An Accelerated Communication-Efficient Primal-Dual Optimization Framework for Structured Machine Learning
This work addresses communication efficiency for distributed machine learning training, but it is incremental as it builds on existing CoCoA+ methods.
The paper tackles the communication bottleneck in distributed optimization for large-scale machine learning by proposing an accelerated variant of the CoCoA+ framework, achieving a faster convergence rate of O(1/t^2) compared to the previous O(1/t) and showing reduced constants in the bounds.

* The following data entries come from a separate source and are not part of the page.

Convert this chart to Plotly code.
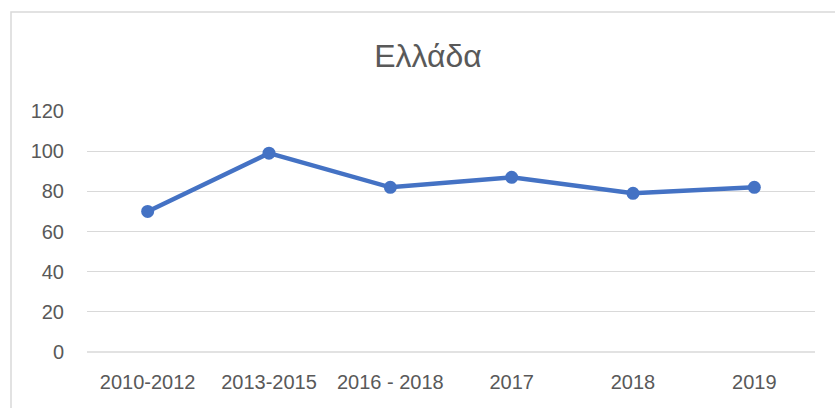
import plotly.graph_objects as go

categories = ["2010-2012", "2013-2015", "2016 - 2018", "2017", "2018", "2019"]
values = [70, 99, 82, 87, 79, 82]
y_ticks = [0, 20, 40, 60, 80, 100, 120]
title_text = "Ελλάδα"

W, H = 835, 408
L, R, T, B = 87, 20, 111, 56
pw = W - L - R
ph = H - T - B

fig = go.Figure()
fig.add_trace(go.Scatter(
    x=categories, y=values, mode="lines+markers",
    line=dict(color="#4472C4", width=4.5),
    marker=dict(color="#4472C4", size=13),
    hoverinfo="x+y",
))

font_family = "Liberation Sans, Arial, sans-serif"
fig.update_layout(
    width=W, height=H,
    margin=dict(l=L, r=R, t=T, b=B, autoexpand=False),
    paper_bgcolor="white", plot_bgcolor="white",
    showlegend=False,
    font=dict(family=font_family, color="#595959", size=20),
    title=dict(text=title_text, x=428 / W, xanchor="center",
               y=1 - 56 / H, yanchor="middle", yref="container",
               font=dict(size=32, color="#595959", family=font_family)),
    xaxis=dict(type="category", range=[-0.5, len(categories) - 0.5],
               showgrid=False, zeroline=False, showline=False, ticks="",
               tickfont=dict(size=20, color="#595959"), ticklabelstandoff=16,
               fixedrange=True),
    yaxis=dict(range=[0, 120], tickvals=y_ticks, showgrid=True,
               gridcolor="#d9d9d9", gridwidth=1.3, zeroline=False,
               showline=False, ticks="", tickfont=dict(size=20, color="#595959"),
               ticklabelstandoff=22, fixedrange=True),
    shapes=[dict(type="line", xref="paper", yref="paper",
                 x0=0, x1=1, y0=0, y1=0, line=dict(color="#d9d9d9", width=1.5)),
            dict(type="rect", xref="paper", yref="paper",
                 x0=(11 - L) / pw, x1=(W + 20 - L) / pw,
                 y0=-(H + 20 - T - ph) / ph, y1=(H - B - 12) / ph,
                 line=dict(color="#d9d9d9", width=1.5), fillcolor="rgba(0,0,0,0)",
                 layer="below")],
)

fig.write_html("out.html", config={"displayModeBar": False},
               post_script="document.body.style.margin='0';document.body.style.padding='0';")
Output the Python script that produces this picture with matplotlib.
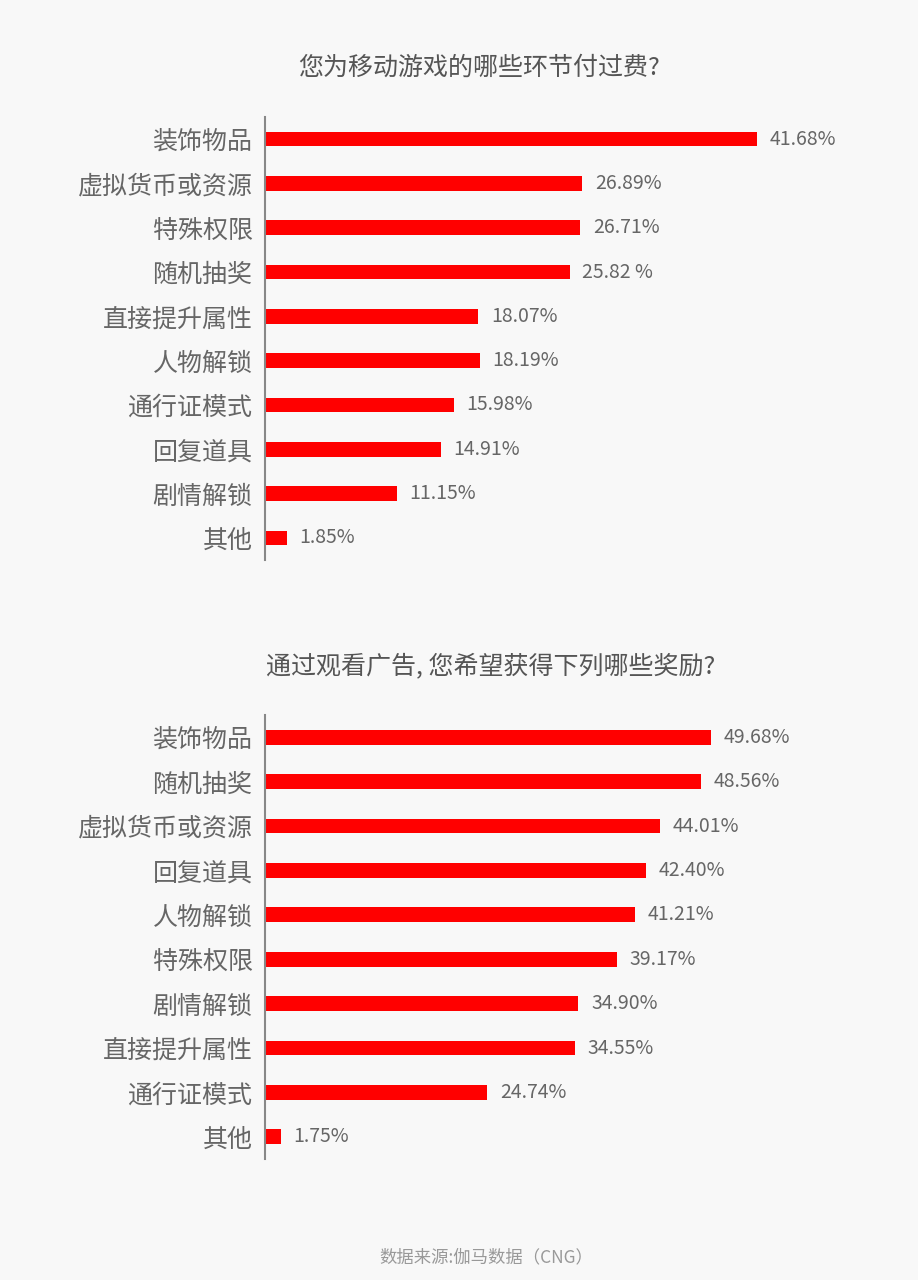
import matplotlib
matplotlib.use("Agg")
import matplotlib.pyplot as plt

plt.rcParams['font.family'] = ['Noto Sans CJK SC', 'DejaVu Sans']

# 上图：付费环节
cats_pay = ["装饰物品", "虚拟货币或资源", "特殊权限", "随机抽奖", "直接提升属性",
            "人物解锁", "通行证模式", "回复道具", "剧情解锁", "其他"]
vals_pay = [41.68, 26.89, 26.71, 25.82, 18.07, 18.19, 15.98, 14.91, 11.15, 1.85]
labels_pay = ["41.68%", "26.89%", "26.71%", "25.82 %", "18.07%",
              "18.19%", "15.98%", "14.91%", "11.15%", "1.85%"]

# 下图：广告奖励
cats_ad = ["装饰物品", "随机抽奖", "虚拟货币或资源", "回复道具", "人物解锁",
           "特殊权限", "剧情解锁", "直接提升属性", "通行证模式", "其他"]
vals_ad = [49.68, 48.56, 44.01, 42.40, 41.21, 39.17, 34.90, 34.55, 24.74, 1.75]
labels_ad = ["49.68%", "48.56%", "44.01%", "42.40%", "41.21%",
             "39.17%", "34.90%", "34.55%", "24.74%", "1.75%"]

bg = "#f8f8f8"
red = "#ff0000"
txt = "#666666"

fig = plt.figure(figsize=(9.18, 12.8), dpi=100, facecolor=bg)


def draw(ax, cats, vals, labels, xmax):
    ax.set_facecolor(bg)
    y = range(len(cats))
    ax.barh(y, vals, height=0.33, color=red)
    for i, (v, lab) in enumerate(zip(vals, labels)):
        ax.annotate(lab, (v, i), xytext=(9, 0), textcoords="offset points",
                    va="center", ha="left", fontsize=14, color=txt)
    ax.set_yticks(list(y))
    ax.set_yticklabels(cats, fontsize=18, color=txt)
    ax.set_ylim(len(cats) - 0.5, -0.5)
    ax.set_xlim(0, xmax)
    ax.set_xticks([])
    ax.tick_params(axis="y", length=0, pad=9)
    for s in ["top", "right", "bottom"]:
        ax.spines[s].set_visible(False)
    ax.spines["left"].set_color("#888888")
    ax.spines["left"].set_linewidth(1.5)


ax1 = fig.add_axes([265 / 918, 1 - 560 / 1280, 635 / 918, 443 / 1280])
draw(ax1, cats_pay, vals_pay, labels_pay, 53.8)

ax2 = fig.add_axes([265 / 918, 1 - 1159 / 1280, 635 / 918, 444 / 1280])
draw(ax2, cats_ad, vals_ad, labels_ad, 70.7)

fig.text(479 / 918, 1 - 68 / 1280, "您为移动游戏的哪些环节付过费?",
         ha="center", va="center", fontsize=18, color="#555555")
fig.text(491 / 918, 1 - 666 / 1280, "通过观看广告, 您希望获得下列哪些奖励?",
         ha="center", va="center", fontsize=18, color="#555555")
fig.text(486 / 918, 1 - 1257 / 1280, "数据来源:伽马数据（CNG）",
         ha="center", va="center", fontsize=12.5, color="#999999")

fig.savefig("out.png", dpi=100, facecolor=bg)
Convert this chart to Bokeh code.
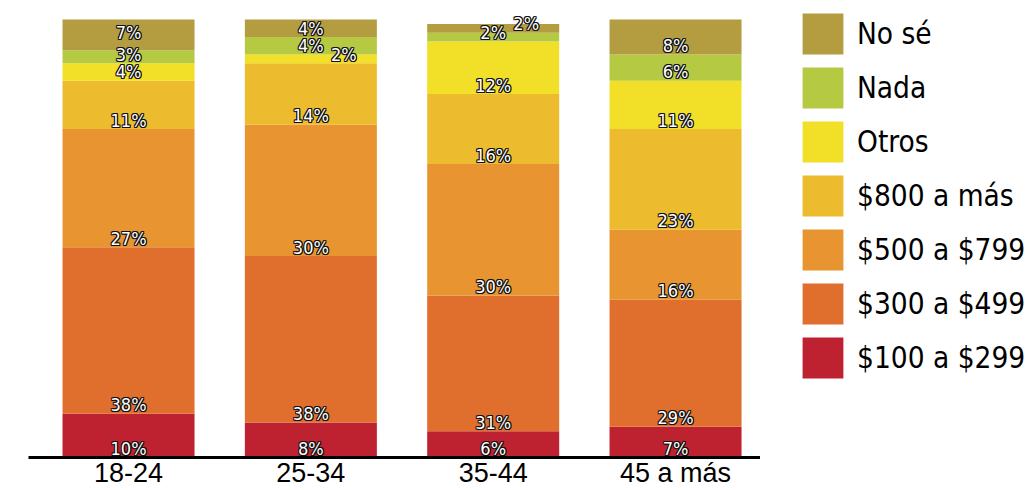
from bokeh.plotting import figure
from bokeh.models import ColumnDataSource, Range1d, FixedTicker, Legend, LegendItem
from bokeh.layouts import row
from bokeh.core.properties import value
from bokeh.embed import file_html
from bokeh.resources import INLINE

categories = ["18-24", "25-34", "35-44", "45 a más"]
series = ["$100 a $299", "$300 a $499", "$500 a $799", "$800 a más", "Otros", "Nada", "No sé"]
v100 = [10, 8, 6, 7]
v300 = [38, 38, 31, 29]
v500 = [27, 30, 30, 16]
v800 = [11, 14, 16, 23]
otros = [4, 2, 12, 11]
nada = [3, 4, 2, 6]
nose = [7, 4, 2, 8]
colors = ["#be2130", "#e06f2e", "#e89531", "#ecbb2e", "#f2df27", "#b5c943", "#b39d40"]

values = [v100, v300, v500, v800, otros, nada, nose]
keys = ["s%d" % i for i in range(len(series))]
xs = list(range(len(categories)))
data = {"x": xs}
for k, v in zip(keys, values):
    data[k] = v
src = ColumnDataSource(data)

p = figure(width=760, height=490,
           x_range=Range1d(-0.5486, 3.466), y_range=Range1d(0, 104.35),
           output_backend="svg", toolbar_location=None, y_axis_location=None,
           min_border_left=28, min_border_right=0, min_border_top=0, min_border_bottom=0)
p.outline_line_color = None
p.xgrid.visible = False
p.ygrid.visible = False

rends = p.vbar_stack(keys, x="x", width=0.724, color=colors, source=src, line_color=None)

# percentage labels sitting on the base of each segment;
# crowded labels are pushed sideways (tiny segment) or nudged up
lx, ly, lt, lo = [], [], [], []
for j in xs:
    vals = [v[j] for v in values]
    bases = []
    acc = 0
    for v in vals:
        bases.append(acc)
        acc += v
    shifted = [False] * len(vals)
    ypos = list(bases)
    for i in range(len(vals)):
        if i + 1 < len(vals) and bases[i + 1] - bases[i] < 3 and vals[i] < vals[i + 1]:
            shifted[i] = True
        if i > 0 and bases[i] - bases[i - 1] < 3 and not shifted[i - 1] and vals[i] <= vals[i - 1]:
            shifted[i] = True
        if i > 0 and not shifted[i] and not shifted[i - 1] and 3 <= ypos[i] - ypos[i - 1] < 4:
            ypos[i] = ypos[i - 1] + 5
    for i, v in enumerate(vals):
        lx.append(j)
        ly.append(ypos[i])
        lt.append("%d%%" % v)
        lo.append(33 if shifted[i] else 0)

lab_font = value("DejaVu Sans Condensed")
base_dy = -9
for dx, dy in [(-1, -1), (0, -1), (1, -1), (-1, 0), (1, 0), (-1, 1), (0, 1), (1, 1)]:
    hsrc = ColumnDataSource(dict(x=lx, y=ly, t=lt, o=[o + dx for o in lo]))
    p.text(x="x", y="y", text="t", x_offset="o", y_offset=base_dy + dy, source=hsrc,
           text_align="center", text_baseline="alphabetic",
           text_font=lab_font, text_font_size="18px", text_color="#111111")
lsrc = ColumnDataSource(dict(x=lx, y=ly, t=lt, o=lo))
p.text(x="x", y="y", text="t", x_offset="o", y_offset=base_dy, source=lsrc,
       text_align="center", text_baseline="alphabetic",
       text_font=lab_font, text_font_size="18px", text_color="white")

ax = p.xaxis[0]
ax.ticker = FixedTicker(ticks=xs)
ax.major_label_overrides = {i: c for i, c in zip(xs, categories)}
ax.major_tick_line_color = None
ax.minor_tick_line_color = None
ax.major_tick_out = 0
ax.major_tick_in = 0
ax.axis_line_color = "black"
ax.axis_line_width = 3
ax.major_label_standoff = 0
ax.major_label_text_font = "Liberation Sans"
ax.major_label_text_font_size = "27px"
ax.major_label_text_color = "black"

# legend panel
p2 = figure(width=269, height=490, output_backend="svg", toolbar_location=None,
            x_axis_location=None, y_axis_location=None,
            min_border_left=0, min_border_right=0, min_border_top=0, min_border_bottom=0)
p2.outline_line_color = None
p2.xgrid.visible = False
p2.ygrid.visible = False
lrends = p2.vbar_stack(keys, x="x", width=0.724, color=colors, source=src, line_color=None)
for r in lrends:
    r.visible = False
items = [LegendItem(label=series[i], renderers=[lrends[i]]) for i in reversed(range(len(series)))]
legend = Legend(items=items, location=(37, 74), orientation="vertical",
                glyph_width=51, glyph_height=51, spacing=3, label_standoff=9,
                padding=0, margin=0, border_line_color=None, background_fill_alpha=0,
                inactive_fill_alpha=0,
                label_text_font="DejaVu Sans Condensed", label_text_font_size="29.5px",
                label_text_color="black")
p2.add_layout(legend, "center")

open("out.html", "w").write(file_html(row(p, p2), INLINE))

Distributed optimization algorithms are essential for training machine learning models on very large-scale datasets. However, they often suffer from communication bottlenecks. Confronting this issue, a communication-efficient primal-dual coordinate ascent framework (CoCoA) and its improved variant CoCoA+ have been proposed, achieving a convergence rate of $\mathcal{O}(1/t)$ for solving empirical risk minimization problems with Lipschitz continuous losses. In this paper, an accelerated variant of CoCoA+ is proposed and shown to possess a convergence rate of $\mathcal{O}(1/t^2)$ in terms of reducing suboptimality. The analysis of this rate is also notable in that the convergence rate bounds involve constants that, except in extreme cases, are significantly reduced compared to those previously provided for CoCoA+. The results of numerical experiments are provided to show that acceleration can lead to significant performance gains.